* Begin Entries provided *

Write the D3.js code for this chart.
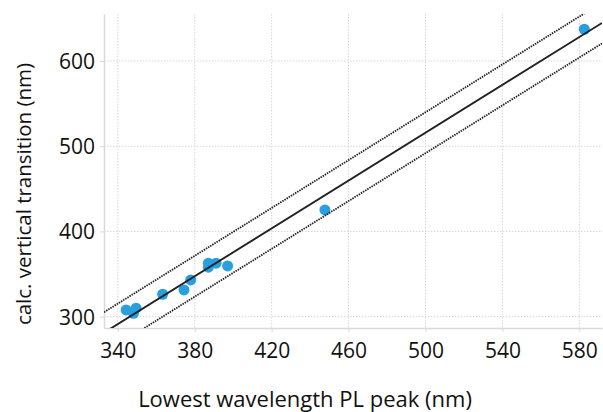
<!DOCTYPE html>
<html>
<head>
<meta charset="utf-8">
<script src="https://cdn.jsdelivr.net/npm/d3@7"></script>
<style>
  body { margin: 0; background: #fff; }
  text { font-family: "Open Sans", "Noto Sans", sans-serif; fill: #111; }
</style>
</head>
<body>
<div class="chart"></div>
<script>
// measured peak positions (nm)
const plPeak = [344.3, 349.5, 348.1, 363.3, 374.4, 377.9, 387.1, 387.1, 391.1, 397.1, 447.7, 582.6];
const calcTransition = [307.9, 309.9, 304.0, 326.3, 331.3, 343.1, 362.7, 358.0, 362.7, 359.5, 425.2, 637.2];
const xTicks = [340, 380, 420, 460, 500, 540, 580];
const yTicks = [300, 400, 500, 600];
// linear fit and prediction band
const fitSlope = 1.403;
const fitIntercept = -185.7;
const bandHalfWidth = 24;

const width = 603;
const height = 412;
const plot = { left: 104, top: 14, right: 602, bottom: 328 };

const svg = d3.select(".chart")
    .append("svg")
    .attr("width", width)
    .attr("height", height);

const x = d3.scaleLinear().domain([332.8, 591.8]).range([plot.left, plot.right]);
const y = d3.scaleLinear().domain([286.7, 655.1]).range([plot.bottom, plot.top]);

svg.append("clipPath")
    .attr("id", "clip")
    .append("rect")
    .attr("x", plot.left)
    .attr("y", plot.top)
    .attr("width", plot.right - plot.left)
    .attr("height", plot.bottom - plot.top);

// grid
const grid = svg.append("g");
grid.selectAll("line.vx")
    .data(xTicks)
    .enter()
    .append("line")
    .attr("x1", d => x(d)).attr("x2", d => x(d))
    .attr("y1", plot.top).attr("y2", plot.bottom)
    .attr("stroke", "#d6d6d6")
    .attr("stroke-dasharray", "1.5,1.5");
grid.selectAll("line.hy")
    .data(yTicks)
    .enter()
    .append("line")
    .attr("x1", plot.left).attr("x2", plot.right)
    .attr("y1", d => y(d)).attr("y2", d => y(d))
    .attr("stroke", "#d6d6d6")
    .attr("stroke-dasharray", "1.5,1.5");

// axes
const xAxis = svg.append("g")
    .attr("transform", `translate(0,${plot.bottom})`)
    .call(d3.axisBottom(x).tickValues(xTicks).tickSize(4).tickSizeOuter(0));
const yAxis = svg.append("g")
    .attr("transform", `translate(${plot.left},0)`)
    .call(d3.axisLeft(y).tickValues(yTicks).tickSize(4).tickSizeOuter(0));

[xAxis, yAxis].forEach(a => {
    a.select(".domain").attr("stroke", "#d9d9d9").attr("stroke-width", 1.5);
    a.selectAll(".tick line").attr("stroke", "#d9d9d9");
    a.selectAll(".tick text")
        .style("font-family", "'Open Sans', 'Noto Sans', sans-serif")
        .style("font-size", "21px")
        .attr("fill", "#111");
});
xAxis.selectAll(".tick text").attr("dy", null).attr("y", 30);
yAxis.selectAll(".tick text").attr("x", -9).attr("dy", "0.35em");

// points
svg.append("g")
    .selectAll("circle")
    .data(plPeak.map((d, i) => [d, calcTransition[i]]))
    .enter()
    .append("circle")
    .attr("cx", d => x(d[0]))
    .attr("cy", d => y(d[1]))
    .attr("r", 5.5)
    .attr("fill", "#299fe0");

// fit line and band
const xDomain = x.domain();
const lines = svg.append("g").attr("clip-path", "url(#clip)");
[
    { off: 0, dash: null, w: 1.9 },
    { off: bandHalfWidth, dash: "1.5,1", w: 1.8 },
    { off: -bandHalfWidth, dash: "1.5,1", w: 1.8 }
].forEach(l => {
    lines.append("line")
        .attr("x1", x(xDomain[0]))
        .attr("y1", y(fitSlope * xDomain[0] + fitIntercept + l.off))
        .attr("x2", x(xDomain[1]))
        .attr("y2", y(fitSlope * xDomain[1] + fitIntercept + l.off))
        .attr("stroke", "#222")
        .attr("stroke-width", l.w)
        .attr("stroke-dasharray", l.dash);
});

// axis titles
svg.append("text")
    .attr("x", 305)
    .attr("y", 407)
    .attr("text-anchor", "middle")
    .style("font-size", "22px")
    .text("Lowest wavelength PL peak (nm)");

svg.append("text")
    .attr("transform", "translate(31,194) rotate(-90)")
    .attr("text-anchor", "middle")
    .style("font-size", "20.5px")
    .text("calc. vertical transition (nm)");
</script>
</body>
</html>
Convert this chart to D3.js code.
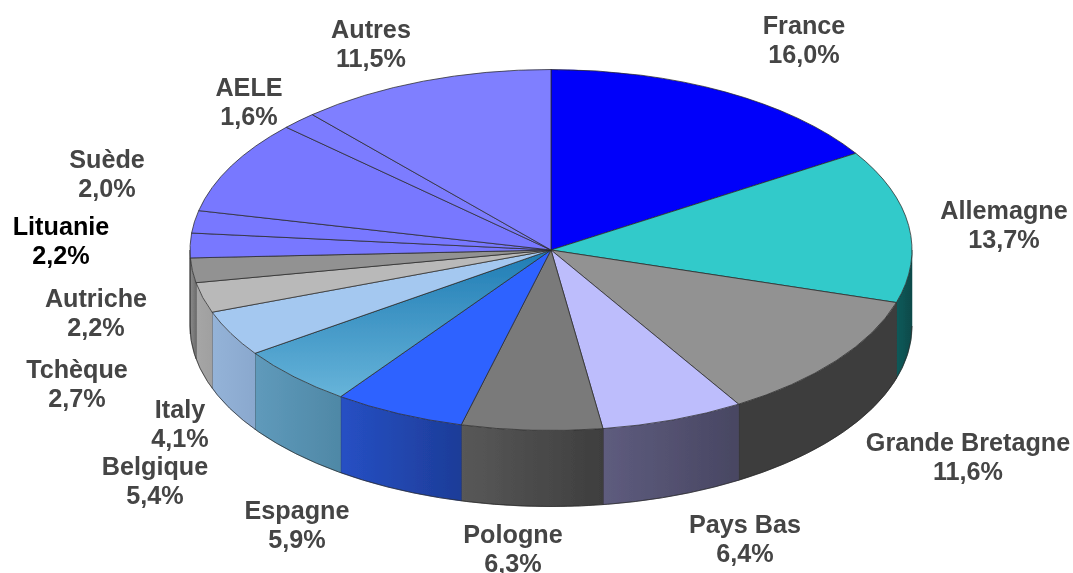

* End Entries provided *

→ What you are asked to do:
What is the number of lines in the records above that include the word "chart"? Reply with that number and nothing more.

→ Answer to the exercise:
4